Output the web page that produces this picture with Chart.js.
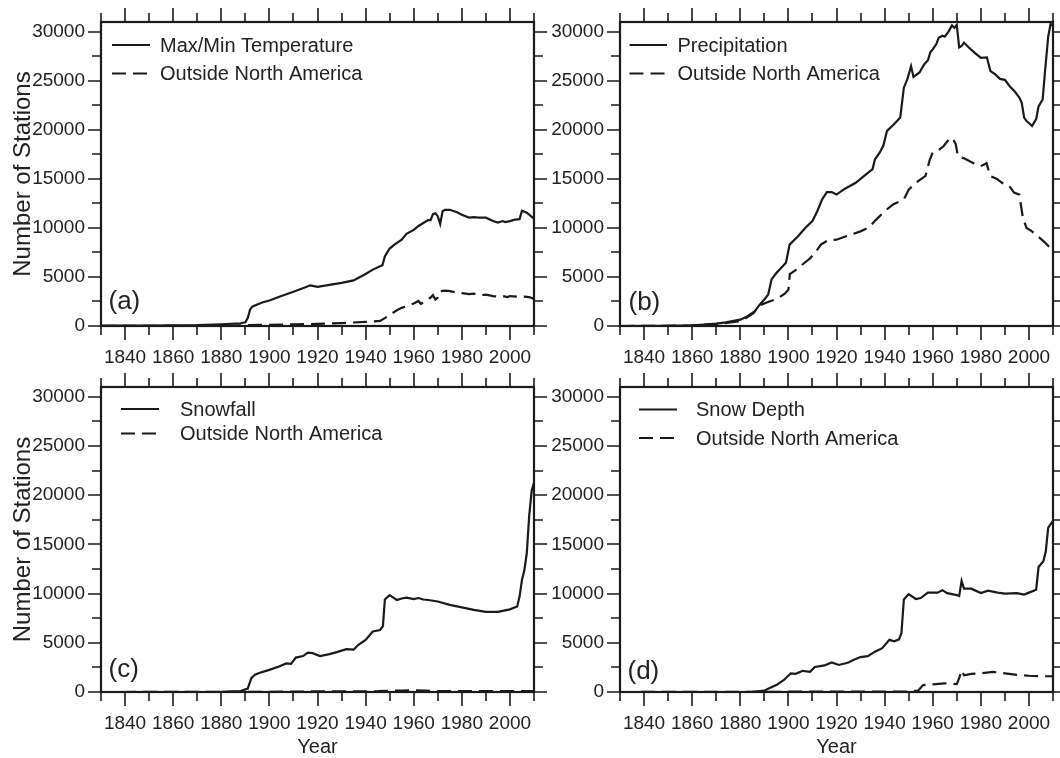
<!DOCTYPE html>
<html>
<head>
<meta charset="utf-8">
<script src="https://cdn.jsdelivr.net/npm/chart.js@4.4.1/dist/chart.umd.min.js"></script>
<style>
  html, body { margin: 0; padding: 0; background: #ffffff; }
  body { width: 1060px; height: 758px; overflow: hidden; position: relative; }
  .panel { position: absolute; }
</style>
</head>
<body>
<div class="panel" style="left:0px;top:0px;width:560px;height:372px"><canvas id="ca"></canvas></div>
<div class="panel" style="left:519px;top:0px;width:541px;height:372px"><canvas id="cb"></canvas></div>
<div class="panel" style="left:0px;top:372px;width:560px;height:386px"><canvas id="cc"></canvas></div>
<div class="panel" style="left:519px;top:372px;width:541px;height:386px"><canvas id="cd"></canvas></div>
<script>
// ---------------- DATA ----------------
const panelLabels = ['(a)', '(b)', '(c)', '(d)'];
const seriesNames = ['Max/Min Temperature', 'Precipitation', 'Snowfall', 'Snow Depth'];
const outsideName = 'Outside North America';
const yAxisTitle = 'Number of Stations';
const xAxisTitle = 'Year';
const xTickLabels = [1840, 1860, 1880, 1900, 1920, 1940, 1960, 1980, 2000];
const yTickLabels = [0, 5000, 10000, 15000, 20000, 25000, 30000];

// (a) Max/Min Temperature
const tempYears = [1830,1850,1870,1880,1888,1890,1891,1892,1893,1895,1897,1900,1905,1910,1915,1917,1920,1925,1930,1935,1940,1943,1946,1947,1948,1950,1952,1955,1957,1960,1962,1964,1966,1967,1968,1969,1970,1971,1972,1973,1975,1978,1980,1983,1985,1987,1990,1993,1995,1997,1998,2000,2002,2004,2005,2007,2010];
const tempValues = [30,50,100,180,280,380,800,1700,2000,2200,2400,2600,3050,3500,3950,4150,4000,4200,4400,4650,5300,5750,6100,6200,7100,7900,8300,8800,9400,9800,10200,10500,10800,10800,11400,11500,11200,10400,11700,11850,11850,11600,11350,11050,11100,11050,11050,10700,10550,10700,10600,10700,10850,10900,11750,11550,10950];
const tempOutYears = [1830,1880,1890,1900,1910,1920,1930,1940,1946,1948,1950,1953,1955,1958,1960,1962,1963,1965,1967,1968,1969,1970,1971,1973,1975,1978,1980,1983,1985,1988,1990,1993,1995,1997,1999,2000,2003,2005,2008,2010];
const tempOutValues = [0,30,80,120,170,220,300,420,520,800,1150,1600,1850,2100,2300,2550,2250,2600,2900,3150,2700,2900,3550,3600,3550,3400,3350,3250,3300,3150,3200,3050,3000,3050,2950,3050,3000,3000,2950,2750];

// (b) Precipitation
const precYears = [1830,1850,1860,1865,1870,1874,1880,1883,1886,1888,1890,1891.6,1893,1895,1899,1900.5,1904,1907,1910,1912,1914,1916,1918,1920,1923.5,1928,1931.5,1935,1936,1938,1939.5,1941,1944,1946.5,1948,1949.5,1951,1952,1954.5,1956.5,1958,1959,1960,1961.5,1962.5,1964,1965,1966.5,1968,1969,1970,1971,1972,1973,1975,1977.5,1980,1982.5,1984,1986,1988,1990,1992,1994,1996,1997,1998,1999,2000,2001.3,2003,2004,2005.7,2006.7,2008,2009,2010];
const precValues = [0,20,60,140,240,370,650,1000,1500,2150,2700,3200,4750,5400,6450,8300,9150,10000,10700,11700,12900,13650,13650,13400,14000,14600,15300,16000,17000,17700,18400,19900,20600,21250,24300,25200,26500,25400,25850,26700,27100,27900,28200,28750,29400,29600,29500,30000,30650,30400,30700,28400,28550,28900,28400,27850,27350,27400,26000,25650,25200,25100,24450,23950,23300,22750,21250,20900,20700,20400,21100,22400,23100,26000,29500,30800,30600];
const precOutYears = [1830,1860,1870,1875,1880,1883,1885.5,1887.7,1891,1895.5,1898.5,1900,1900.6,1903,1906.5,1909,1911.5,1913.5,1916.5,1920,1924,1930,1933.5,1936.5,1940,1943.5,1948,1950,1953,1957,1958.7,1960,1962.3,1964.4,1966.6,1968,1969.5,1970.5,1973,1977,1980,1982.4,1983.8,1986.7,1988.8,1991.7,1993.8,1996,1997.5,1999,2001,2003,2006.7,2010];
const precOutValues = [0,40,200,330,500,900,1300,2050,2400,2800,3300,3700,5300,5700,6400,6900,7600,8300,8750,8800,9150,9650,10050,10850,11700,12400,12900,13900,14600,15300,16900,17700,17900,18300,19000,19200,18600,17300,17100,16600,16300,16600,15300,15000,14600,14300,13600,13400,11000,10000,9700,9300,8500,7700];

// (c) Snowfall
const snowYears = [1830,1880,1888,1891,1892.5,1894,1896,1900,1904,1907,1909,1911,1914,1916,1918,1921,1925,1928,1932,1935,1937,1940,1943,1946,1947.2,1948,1950,1951.5,1953,1955,1957,1960,1962,1964,1966,1970,1975,1980,1985,1990,1995,2000,2003,2004,2005,2006,2007,2008,2009,2010];
const snowValues = [0,20,100,350,1400,1750,1950,2250,2600,2900,2850,3500,3650,4000,3950,3650,3850,4050,4350,4300,4800,5300,6150,6300,6700,9400,9850,9600,9350,9500,9600,9450,9550,9400,9350,9200,8850,8600,8350,8150,8150,8400,8700,9700,11400,12400,14100,17900,20400,21300];
const snowOutYears = [1830,1900,1910,1930,1945,1950,1955,1960,1965,1970,1980,1990,2000,2010];
const snowOutValues = [0,20,50,60,80,120,150,160,140,100,90,90,90,80];

// (d) Snow Depth
const depthYears = [1830,1885,1890,1892,1895,1898,1901,1903,1906,1909,1911,1915,1918,1921,1925,1927,1930,1933,1936,1939,1942,1944,1946,1947,1948,1950,1953,1955,1958,1962,1964,1966,1970,1971,1972,1973,1976,1980,1983,1987,1990,1995,1998,2000,2003,2004,2006,2007,2008,2010];
const depthValues = [0,20,140,370,700,1200,1900,1850,2150,2050,2550,2700,3000,2750,3000,3250,3550,3650,4100,4450,5300,5150,5350,6000,9400,9950,9450,9550,10100,10100,10350,10050,9850,9750,11300,10500,10500,10050,10300,10100,10000,10050,9900,10100,10400,12700,13300,14300,16700,17400];
const depthOutYears = [1830,1950,1954,1956,1960,1965,1970,1971,1972,1973,1976,1980,1985,1990,1995,2000,2005,2010];
const depthOutValues = [0,50,150,700,780,880,800,1400,2200,1700,1850,1900,2050,1900,1750,1650,1600,1600];

// ---------------- STYLE / LAYOUT ----------------
const FONT = '"Liberation Sans", Arial, Helvetica, sans-serif';
const INK = '#1a1a1a';
const TEXT = '#222222';
Chart.defaults.font.family = FONT;
Chart.defaults.color = TEXT;

const X_MIN = 1830, X_MAX = 2010, Y_MIN = 0, Y_MAX = 31000;

function pts(xs, ys) { return xs.map((x, i) => ({ x: x, y: ys[i] })); }

const frameAndLegend = {
  id: 'frameAndLegend',
  afterDraw(chart, args, o) {
    const { ctx, chartArea: ca, scales } = chart;
    const sx = scales.x, sy = scales.y;
    ctx.save();
    // ticks on all four sides (outward): majors at labelled values, minors halfway
    ctx.strokeStyle = INK;
    ctx.lineWidth = 1.6;
    ctx.beginPath();
    for (let v = X_MIN; v <= X_MAX; v += 10) {
      const px = Math.round(sx.getPixelForValue(v));
      const len = (xTickLabels.indexOf(v) >= 0) ? 14 : 9;
      ctx.moveTo(px, ca.bottom); ctx.lineTo(px, ca.bottom + len);
      ctx.moveTo(px, ca.top); ctx.lineTo(px, ca.top - len);
    }
    for (let v = 0; v <= 30000; v += 2500) {
      const py = Math.round(sy.getPixelForValue(v));
      const len = (yTickLabels.indexOf(v) >= 0) ? 13 : 9;
      ctx.moveTo(ca.left, py); ctx.lineTo(ca.left - len, py);
      ctx.moveTo(ca.right, py); ctx.lineTo(ca.right + len, py);
    }
    ctx.stroke();
    // frame
    ctx.lineWidth = 2.2;
    ctx.strokeRect(ca.left, ca.top, ca.right - ca.left, ca.bottom - ca.top);
    // legend
    ctx.font = '20px ' + FONT;
    ctx.fillStyle = TEXT;
    ctx.textBaseline = 'middle';
    ctx.textAlign = 'left';
    chart.data.datasets.forEach((ds, i) => {
      const y = ca.top + o.rows[i];
      ctx.save();
      ctx.strokeStyle = INK;
      ctx.lineWidth = 2.2;
      ctx.setLineDash(ds.borderDash || []);
      ctx.beginPath();
      ctx.moveTo(ca.left + o.lx0, y);
      ctx.lineTo(ca.left + o.lx1, y);
      ctx.stroke();
      ctx.restore();
      ctx.fillText(ds.label, ca.left + o.tx, y + 1);
    });
    // panel label
    ctx.font = '26px ' + FONT;
    ctx.fillText(o.panel, ca.left + o.px, ca.bottom - o.py);
    ctx.restore();
  }
};

function makePanel(canvasId, idx, solid, out, lay) {
  const datasets = [
    { label: seriesNames[idx], data: solid, borderColor: INK, borderWidth: 2.2, borderDash: [],
      pointRadius: 0, tension: 0, fill: false },
    { label: outsideName, data: out, borderColor: INK, borderWidth: 2.2, borderDash: [14, 7],
      pointRadius: 0, tension: 0, fill: false }
  ];
  return new Chart(document.getElementById(canvasId), {
    type: 'line',
    data: { datasets: datasets },
    options: {
      responsive: true,
      maintainAspectRatio: false,
      animation: false,
      devicePixelRatio: 1,
      layout: { padding: { top: lay.padTop, right: lay.padRight, left: 0, bottom: 0 } },
      plugins: {
        legend: { display: false },
        tooltip: { enabled: false },
        frameAndLegend: {
          panel: panelLabels[idx],
          rows: lay.rows, lx0: lay.lx0, lx1: lay.lx1, tx: lay.tx,
          px: lay.px, py: lay.py
        }
      },
      scales: {
        x: {
          type: 'linear', min: X_MIN, max: X_MAX,
          grid: { display: false, drawTicks: true, tickLength: 20 },
          border: { display: false },
          afterBuildTicks: (s) => { s.ticks = xTickLabels.map((v) => ({ value: v })); },
          ticks: {
            autoSkip: false, maxRotation: 0, minRotation: 0,
            padding: 0, color: TEXT, font: { size: 19 },
            callback: (v) => String(v)
          },
          title: {
            display: lay.xTitle, text: xAxisTitle, color: TEXT,
            font: { size: 20, lineHeight: 1 }, padding: { top: 1, bottom: 1 }
          },
          afterFit: (s) => { s.height = lay.xHeight; }
        },
        y: {
          type: 'linear', min: Y_MIN, max: Y_MAX,
          grid: { display: false, drawTicks: true, tickLength: 16 },
          border: { display: false },
          afterBuildTicks: (s) => { s.ticks = yTickLabels.map((v) => ({ value: v })); },
          ticks: {
            autoSkip: false, padding: 0, color: TEXT, font: { size: 19 },
            callback: (v) => String(v)
          },
          title: {
            display: lay.yTitle, text: yAxisTitle, color: TEXT,
            font: { size: 24, lineHeight: 1 }, padding: { top: 11, bottom: 11 }
          },
          afterFit: (s) => { s.width = 101; }
        }
      }
    },
    plugins: [frameAndLegend]
  });
}

makePanel('ca', 0, pts(tempYears, tempValues), pts(tempOutYears, tempOutValues),
  { padTop: 22, padRight: 26, xHeight: 46, xTitle: false, yTitle: true,
    rows: [23, 51.5], lx0: 11, lx1: 49, tx: 59, px: 7.5, py: 24 });
makePanel('cb', 1, pts(precYears, precValues), pts(precOutYears, precOutValues),
  { padTop: 22, padRight: 7, xHeight: 46, xTitle: false, yTitle: false,
    rows: [23, 51.5], lx0: 9.5, lx1: 47, tx: 57.5, px: 8.5, py: 23 });
makePanel('cc', 2, pts(snowYears, snowValues), pts(snowOutYears, snowOutValues),
  { padTop: 15, padRight: 26, xHeight: 66, xTitle: true, yTitle: true,
    rows: [22, 46.5], lx0: 20, lx1: 58, tx: 79, px: 7.5, py: 22 });
makePanel('cd', 3, pts(depthYears, depthValues), pts(depthOutYears, depthOutValues),
  { padTop: 15, padRight: 7, xHeight: 66, xTitle: true, yTitle: false,
    rows: [22.5, 51], lx0: 19, lx1: 57, tx: 76, px: 7.5, py: 20.5 });
</script>
</body>
</html>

• • • •

■ **WHAT YOU ARE ASKED TO DO**
Skip the pictures and restate exactly the lines from the beginning of the listing to the line with "20000, 25000, 30000];", that line included.

■ **RESPONSE**
Output the web page that produces this picture with Chart.js.
<!DOCTYPE html>
<html>
<head>
<meta charset="utf-8">
<script src="https://cdn.jsdelivr.net/npm/chart.js@4.4.1/dist/chart.umd.min.js"></script>
<style>
  html, body { margin: 0; padding: 0; background: #ffffff; }
  body { width: 1060px; height: 758px; overflow: hidden; position: relative; }
  .panel { position: absolute; }
</style>
</head>
<body>
<div class="panel" style="left:0px;top:0px;width:560px;height:372px"><canvas id="ca"></canvas></div>
<div class="panel" style="left:519px;top:0px;width:541px;height:372px"><canvas id="cb"></canvas></div>
<div class="panel" style="left:0px;top:372px;width:560px;height:386px"><canvas id="cc"></canvas></div>
<div class="panel" style="left:519px;top:372px;width:541px;height:386px"><canvas id="cd"></canvas></div>
<script>
// ---------------- DATA ----------------
const panelLabels = ['(a)', '(b)', '(c)', '(d)'];
const seriesNames = ['Max/Min Temperature', 'Precipitation', 'Snowfall', 'Snow Depth'];
const outsideName = 'Outside North America';
const yAxisTitle = 'Number of Stations';
const xAxisTitle = 'Year';
const xTickLabels = [1840, 1860, 1880, 1900, 1920, 1940, 1960, 1980, 2000];
const yTickLabels = [0, 5000, 10000, 15000, 20000, 25000, 30000];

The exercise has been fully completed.